On a recent visit Korea I noted with enjoyment several examples of Yun's work represented in museum collections, but it was not until I stepped inti a solo exhibition of his grandly scaled and sober paintings that I could concentrate on the nature of their appeal. Here were Minimalist paintings of richly sensual surfaces that radiated a muted ascetic content. Some of the rectangular forms were the color of caramelized sugar, others the tonality of rested metal or dried blood-all visual analogies that embody the passage of time.

 

Yun's monolithic images are created by the repetitive processes of staining and soaking, as if painting were a sister activity to the workings of nature.
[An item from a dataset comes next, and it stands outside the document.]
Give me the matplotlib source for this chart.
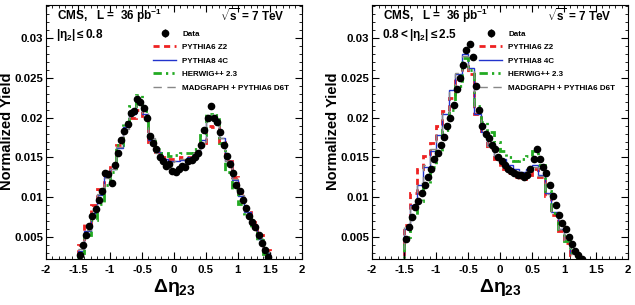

He is a master at etherealized boundaries-brown plinths exude loamy halos whose edges seem to have been shaped by attrition. Significantly, the artist has recounted that a chance sighting of a fallen tree slowly decomposing into earth has been of abiding importance to him. In fact, Yun titles all of his recent paintings "Umber", a pigment designation literary derived from the soil.

 

East Asian critics have commented on the spiritual power of the void in Yun's works, and have pointed out that the paintings echo the feeling of traditional Korean ceramics, so-called "art without technique". This characteristic of artlessness was noted by the painter Lee Ufan, who once described his contemporary's work as "unanalytical, primordial and indescribably nonexistent".

 

Initially Yun's paintings spoke to me in the same formal language as the Cor-Ten steel structures of Richard Serra. But these solemn canvases also project a powerful spiritual aura, perceptible even to those unfamiliar with specific Korean cultural traditions. As visual meditations on impermanence, their authority is unrivaled.